Wed Nov 14, 2012 1:32pm EST
* Prentice says investment by state firms won't subside
* Says Canada shouldn't worry about "ethnicity of money"
* Current CNOOC-Nexen decision deadline is Dec. 10
By Jeffrey Jones
CALGARY, Alberta, Nov 14 (Reuters) - Canada should not reject Chinese investments in its oil industry out of hand because China offers an important outlet as Canada seeks to broaden the market for its crude oil supplies, a former government minister said on Wednesday.
Jim Prentice, vice chairman for Canadian Imperial Bank of Commerce and a former member of Prime Minister Stephen Harper's cabinet, made his remarks as Ottawa reviewed the $15.1 billion takeover bid by China's state-owned CNOOC Ltd for Nexen Inc.

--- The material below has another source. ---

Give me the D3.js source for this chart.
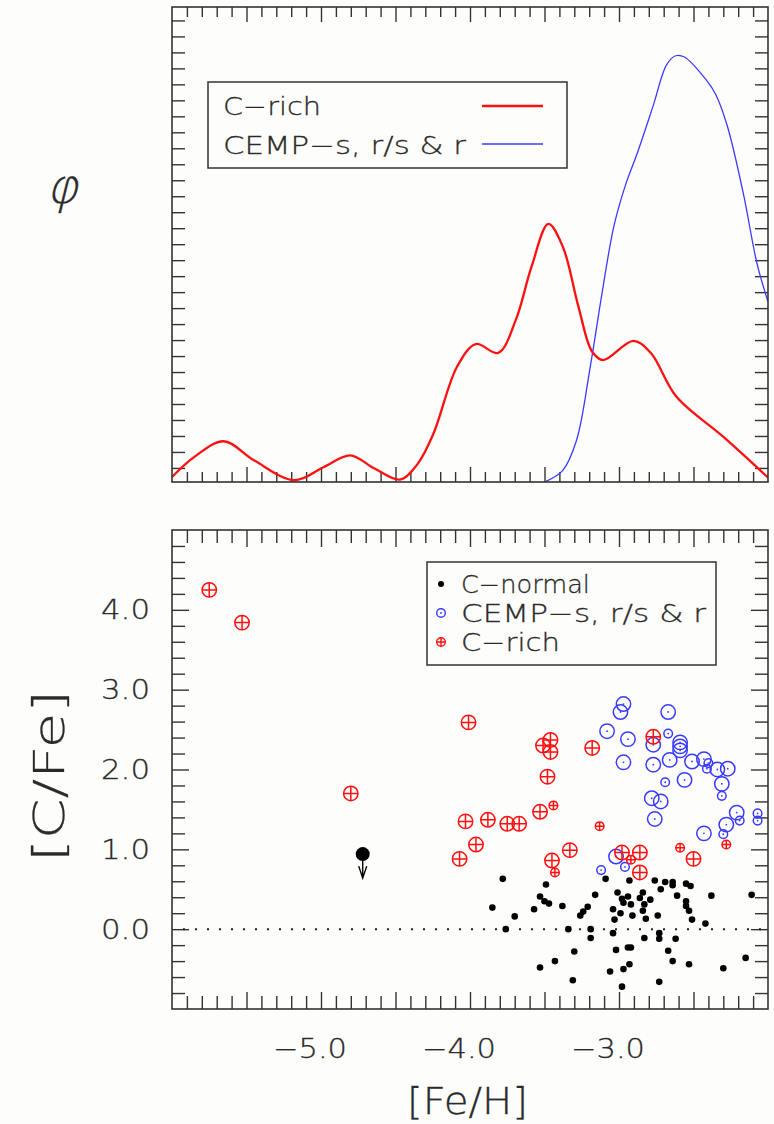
<!DOCTYPE html>
<html><head><meta charset="utf-8">
<script src="https://cdn.jsdelivr.net/npm/d3@7"></script>
<style>
body{margin:0;background:#fdfdfb}
text{font-family:"DejaVu Sans",sans-serif;font-weight:200;fill:#2a2a2a;stroke:#2a2a2a;stroke-width:0.3}
</style>
</head><body>
<svg id="c" width="774" height="1124"></svg>
<script>
// ---------------- data ----------------
const xTickLabels = [-5.0, -4.0, -3.0];
const yTickLabels = [0.0, 1.0, 2.0, 3.0, 4.0];

// top panel: distribution functions (arbitrary units)
const crichCurveFe  = [-6.0, -5.85, -5.653, -5.45, -5.179, -4.98, -4.805, -4.64, -4.469, -4.35, -4.245, -4.087, -3.961, -3.811, -3.693, -3.587, -3.474, -3.377, -3.272, -3.18, -3.106, -2.903, -2.785, -2.614, -2.299, -2.0];
const crichCurvePhi = [0.43, 1.69, 2.67, 1.48, 0.23, 1.06, 1.79, 0.96, 0.27, 1.27, 3.15, 7.33, 8.75, 8.2, 10.25, 13.59, 16.27, 14.84, 11.08, 8.27, 7.75, 8.95, 8.17, 5.45, 2.94, 0.4];
const cempCurveFe   = [-3.49, -3.377, -3.285, -3.193, -3.114, -3.035, -2.956, -2.877, -2.772, -2.68, -2.62, -2.561, -2.416, -2.35, -2.272, -2.166, -2.074, -2.0];
const cempCurvePhi  = [0.16, 0.85, 2.73, 7.33, 11.92, 16.1, 18.71, 20.7, 23.62, 26.23, 26.79, 26.71, 25.29, 24.35, 22.36, 18.19, 13.8, 11.4];

// bottom panel: C-normal stars
const normalFe  = [-3.09,-2.93,-2.76,-2.69,-2.64,-2.64,-2.55,-2.52,-2.72,-3.16,-3.01,-2.94,-2.84,-2.86,-2.98,-2.97,-2.92,-2.79,-2.83,-2.84,-2.61,-2.38,-2.11,-2.55,-2.55,-2.53,-2.51,-2.42,-3.38,-3.21,-3.24,-3.26,-3.04,-2.99,-3.03,-2.91,-2.82,-2.74,-3.34,-3.19,-3.19,-3.04,-2.83,-2.73,-2.73,-2.62,-3.30,-3.02,-2.94,-2.92,-2.67,-2.64,-2.53,-2.93,-2.97,-3.06,-2.15,-2.30,-3.31,-2.98,-2.73,-3.78,-3.49,-3.53,-3.50,-3.47,-3.85,-3.57,-3.70,-3.76,-3.43,-3.53];
const normalCFe = [0.63,0.61,0.61,0.59,0.59,0.55,0.57,0.54,0.50,0.43,0.46,0.41,0.46,0.39,0.38,0.33,0.31,0.37,0.31,0.23,0.42,0.42,0.43,0.35,0.29,0.23,0.12,0.07,0.29,0.28,0.22,0.17,0.25,0.20,0.12,0.17,0.13,0.17,0.00,0.00,-0.11,-0.05,-0.11,-0.05,-0.12,-0.12,-0.28,-0.26,-0.23,-0.23,-0.27,-0.40,-0.44,-0.44,-0.50,-0.53,-0.36,-0.49,-0.64,-0.72,-0.66,0.63,0.56,0.41,0.35,0.32,0.27,0.25,0.16,0.00,-0.40,-0.48];
// upper limit
const limitFe  = [-4.72];
const limitCFe = [0.94];

// CEMP-s, r/s & r (large and small symbols)
const cempFe       = [-2.97,-2.99,-2.67,-3.08,-2.94,-2.77,-2.59,-2.59,-2.59,-2.97,-2.77,-2.66,-2.51,-2.43,-2.34,-2.27,-2.56,-2.31,-2.78,-2.72,-2.76,-2.21,-2.28,-2.43,-3.02];
const cempCFe      = [2.82,2.72,2.72,2.48,2.38,2.31,2.34,2.29,2.24,2.09,2.06,2.12,2.10,2.13,2.00,2.01,1.87,1.82,1.64,1.60,1.38,1.46,1.31,1.20,0.91];
const cempSmallFe  = [-2.67,-2.40,-2.41,-2.69,-2.31,-2.19,-2.07,-2.07,-2.30,-3.12,-2.96];
const cempSmallCFe = [2.45,2.08,2.01,1.84,1.67,1.36,1.45,1.36,1.19,0.74,0.78];

// C-rich (large and small symbols)
const crichFe       = [-5.75,-5.53,-4.80,-4.01,-3.46,-3.51,-3.46,-3.48,-3.53,-4.03,-3.88,-3.75,-3.67,-3.96,-4.07,-3.45,-3.33,-3.18,-2.77,-2.98,-2.86,-2.86,-2.50];
const crichCFe      = [4.25,3.84,1.70,2.59,2.37,2.30,2.22,1.91,1.47,1.35,1.37,1.32,1.32,1.06,0.88,0.86,0.99,2.27,2.41,0.96,0.96,0.71,0.88];
const crichSmallFe  = [-3.44,-3.43,-3.13,-2.92,-2.59,-2.28];
const crichSmallCFe = [1.55,0.71,1.29,0.87,1.02,1.06];

// ---------------- drawing ----------------
const svg = d3.select("#c");
const RED = "#ff1010", BLUE = "#3a3aff", INK = "#333";
const L = 172, R = 768;
const x = d3.scaleLinear().domain([-6, -2]).range([L, R]);
const topT = 7, topB = 482, botT = 530, botB = 1009;
const yTop = d3.scaleLinear().domain([0.12, 29.84]).range([topB, topT]);
const yBot = d3.scaleLinear().domain([-1, 5]).range([botB, botT]);

svg.append("rect").attr("width",774).attr("height",1124).attr("fill","#fdfdfb");

const xMinor = d3.range(-59, -20).filter(i => i % 5 !== 0).map(i => i/10);
const xMajor = d3.range(-59, -20).filter(i => i % 5 === 0).map(i => i/10);
const MIN = 13, MAJ = 17;

function ticks(axisFn, scale, vals, len, tx, ty) {
  const g = svg.append("g").attr("transform", `translate(${tx},${ty})`)
    .call(axisFn(scale).tickValues(vals).tickSizeInner(-len).tickSizeOuter(0).tickFormat(""));
  g.select(".domain").remove();
  g.selectAll("line").attr("stroke", INK).attr("stroke-width", 1.4);
}
function label(sel, len) {
  return sel.attr("textLength", len).attr("lengthAdjust", "spacingAndGlyphs");
}

// ---- top panel ----
const topYTicks = d3.range(1, 30);
ticks(d3.axisBottom, x, xMinor, MIN-3, 0, topB);
ticks(d3.axisBottom, x, xMajor, MAJ-2, 0, topB);
ticks(d3.axisTop, x, xMinor, MIN-3, 0, topT);
ticks(d3.axisTop, x, xMajor, MAJ-2, 0, topT);
ticks(d3.axisLeft, yTop, topYTicks, MIN, L, 0);
ticks(d3.axisRight, yTop, topYTicks, MIN, R, 0);

svg.append("clipPath").attr("id","clipTop").append("rect")
  .attr("x",L).attr("y",topT).attr("width",R-L).attr("height",topB-topT);

const line = d3.line().x(d => x(d[0])).y(d => yTop(d[1])).curve(d3.curveCatmullRom.alpha(0.5));
svg.append("path").attr("clip-path","url(#clipTop)")
  .datum(d3.zip(cempCurveFe, cempCurvePhi))
  .attr("d", line).attr("fill","none").attr("stroke",BLUE).attr("stroke-width",1.3);
svg.append("path").attr("clip-path","url(#clipTop)")
  .datum(d3.zip(crichCurveFe, crichCurvePhi))
  .attr("d", line).attr("fill","none").attr("stroke",RED).attr("stroke-width",2.3);

svg.append("rect").attr("x",L).attr("y",topT).attr("width",R-L).attr("height",topB-topT)
  .attr("fill","none").attr("stroke",INK).attr("stroke-width",1.6);

// top legend
svg.append("rect").attr("x",208).attr("y",82).attr("width",359).attr("height",86)
  .attr("fill","none").attr("stroke",INK).attr("stroke-width",1.5);
label(svg.append("text").attr("x",223).attr("y",115).attr("font-size",25), 98).text("C\u2212rich");
label(svg.append("text").attr("x",223).attr("y",154).attr("font-size",25), 243).text("CEMP\u2212s, r/s & r");
svg.append("line").attr("x1",482).attr("x2",543).attr("y1",106).attr("y2",106)
  .attr("stroke",RED).attr("stroke-width",2.6);
svg.append("line").attr("x1",482).attr("x2",543).attr("y1",144).attr("y2",144)
  .attr("stroke",BLUE).attr("stroke-width",1.3);

// φ axis symbol (thin, slanted)
svg.append("text").attr("transform","translate(62,203) skewX(-14)").attr("font-size",48)
  .attr("text-anchor","middle").text("\u03C6");

// ---- bottom panel ----
const yMinor = d3.range(-4, 25).filter(i => i % 5 !== 0).map(i => i/5);
const yMajor = d3.range(-4, 25).filter(i => i % 5 === 0).map(i => i/5);
ticks(d3.axisBottom, x, xMinor, MIN, 0, botB);
ticks(d3.axisBottom, x, xMajor, MAJ, 0, botB);
ticks(d3.axisTop, x, xMinor, MIN, 0, botT);
ticks(d3.axisTop, x, xMajor, MAJ, 0, botT);
ticks(d3.axisLeft, yBot, yMinor, MIN, L, 0);
ticks(d3.axisLeft, yBot, yMajor, MAJ, L, 0);
ticks(d3.axisRight, yBot, yMinor, MIN, R, 0);
ticks(d3.axisRight, yBot, yMajor, MAJ, R, 0);

// dotted zero line
svg.append("line").attr("x1",183).attr("x2",R).attr("y1",yBot(0)).attr("y2",yBot(0))
  .attr("stroke","#222").attr("stroke-width",2).attr("stroke-dasharray","2 10");

const g = svg.append("g");
// C-normal
g.selectAll("circle.n").data(d3.zip(normalFe, normalCFe)).join("circle")
  .attr("cx", d => x(d[0])).attr("cy", d => yBot(d[1])).attr("r", 3.3).attr("fill","#000");

// upper limit
d3.zip(limitFe, limitCFe).forEach(d => {
  const cx = x(d[0]), cy = yBot(d[1]);
  g.append("circle").attr("cx",cx).attr("cy",cy).attr("r",7).attr("fill","#000");
  g.append("path").attr("d",`M${cx},${cy} V${cy+24} M${cx-4},${cy+12} L${cx},${cy+24} L${cx+4},${cy+12}`)
    .attr("fill","none").attr("stroke","#000").attr("stroke-width",1.4);
});

function cemp(parent, data, r) {
  data.forEach(d => {
    const cx = x(d[0]), cy = yBot(d[1]);
    parent.append("circle").attr("cx",cx).attr("cy",cy).attr("r",r).attr("fill","none")
      .attr("stroke",BLUE).attr("stroke-width",1.5);
    parent.append("circle").attr("cx",cx).attr("cy",cy).attr("r",0.9).attr("fill",BLUE);
  });
}
function crich(parent, data, r) {
  data.forEach(d => {
    const cx = x(d[0]), cy = yBot(d[1]);
    parent.append("circle").attr("cx",cx).attr("cy",cy).attr("r",r).attr("fill","none")
      .attr("stroke",RED).attr("stroke-width",1.5);
    parent.append("path").attr("d",`M${cx-r},${cy}H${cx+r}M${cx},${cy-r}V${cy+r}`)
      .attr("stroke",RED).attr("stroke-width",1.5);
  });
}
cemp(g, d3.zip(cempFe, cempCFe), 7.2);
cemp(g, d3.zip(cempSmallFe, cempSmallCFe), 4.3);
crich(g, d3.zip(crichFe, crichCFe), 7.2);
crich(g, d3.zip(crichSmallFe, crichSmallCFe), 4.3);

svg.append("rect").attr("x",L).attr("y",botT).attr("width",R-L).attr("height",botB-botT)
  .attr("fill","none").attr("stroke",INK).attr("stroke-width",1.6);

// bottom legend
svg.append("rect").attr("x",427).attr("y",562).attr("width",289).attr("height",103)
  .attr("fill","none").attr("stroke",INK).attr("stroke-width",1.5);
const lg = svg.append("g");
lg.append("circle").attr("cx",441).attr("cy",584).attr("r",3).attr("fill","#000");
lg.append("circle").attr("cx",441).attr("cy",613).attr("r",4.3).attr("fill","none").attr("stroke",BLUE).attr("stroke-width",1.4);
lg.append("circle").attr("cx",441).attr("cy",613).attr("r",0.9).attr("fill",BLUE);
lg.append("circle").attr("cx",441).attr("cy",642).attr("r",4.3).attr("fill","none").attr("stroke",RED).attr("stroke-width",1.4);
lg.append("path").attr("d","M436.7,642H445.3M441,637.7V646.3").attr("stroke",RED).attr("stroke-width",1.4);
label(svg.append("text").attr("x",461).attr("y",593).attr("font-size",25), 129).text("C\u2212normal");
label(svg.append("text").attr("x",461).attr("y",622).attr("font-size",25), 245).text("CEMP\u2212s, r/s & r");
label(svg.append("text").attr("x",461).attr("y",651).attr("font-size",25), 99).text("C\u2212rich");

// tick labels
const fmt = v => (v < 0 ? "\u2212" : "") + Math.abs(v).toFixed(1);
label(svg.selectAll("text.xl").data(xTickLabels).join("text").attr("class","xl")
  .attr("x", d => x(d) - 48).attr("y", 1057.5).attr("font-size",26), 74).text(fmt);
label(svg.selectAll("text.yl").data(yTickLabels).join("text").attr("class","yl")
  .attr("x", 101).attr("y", d => yBot(d) + 9.6).attr("font-size",26), 49).text(fmt);

// axis titles
label(svg.append("text").attr("x",407).attr("y",1114).attr("font-size",38), 121).text("[Fe/H]");
label(svg.append("text").attr("transform","translate(64,862) rotate(-90)").attr("font-size",42), 172).text("[C/Fe]");
</script>
</body></html>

Prentice said Canada must remain open for business and realize that much foreign investment will be made by sovereign wealth funds and state-owned enterprises from both democratic and non-democratic countries.
The Harper government has intensified efforts to open up new markets for Canadian oil in China and throughout Asia to reduce reliance on the United States as its sole export market, in hopes of boosting returns for fast-growing oil sands production.
"In such an environment, saying 'no thanks' to the largest new market opportunity, namely China, would be patently unwise -- particularly in circumstances where the transactions do not imperil Canadian values or environmental and labor laws," Prentice said in notes for a speech to a major energy conference in London.
"One can fairly expect Prime Minister Harper to move with care and dexterity, balancing Canada's internal political concerns about foreign investment with the imperative to develop out its 'strategic partnership' with China and demonstrate progress on the need for reciprocity," he said.
Early this month, Ottawa extended its deadline for ruling on the takeover of Calgary-based Nexen by CNOOC to Dec. 10. The government is scrutinizing the contentious deal under guidelines for state-owned enterprises that Prentice drafted as minister of industry five years ago.
Canada blocked Malaysian state oil firm Petronas's C$5.2 billion ($5.2 billion) bid for Progress Energy Resources , a natural gas producer, on Oct. 20, but rather than completely ruling the deal out, it offered Petronas 30 days to make new representations to the government.
The government has pledged to release a clear set of guidelines for such transactions when it announces its decision on the takeover of Nexen.
Meanwhile, some Canadians, including a few members of Harper's government, have expressed concern over increasing control of the country's energy resources by China.
Prentice pointed out that most of the world's top 10 largest energy companies are state-owned and that most have investments in Canada, whose oil sands are the world's third-largest crude deposit.
He acknowledged such companies are different from other market players, as they "harness the power of both capitalism and the state," and therefore raise public policy questions.
As a result, Canada needs to make its criteria for allowing investments by state-owned enterprises clearer and insure that "undertakings" that investors agree to are enforced, he said.
Ottawa should not, however, concern itself with the "ethnicity of money" or try to force China and other countries to be more like Canada, Prentice said.
"The question must instead be whether the capital in question, once lodged in Canada, will adhere to market principles and to North American standards of governance and transparency," he said. "If so, then it should be welcomed. If not, then the investments should be scrutinized closely and potentially refused.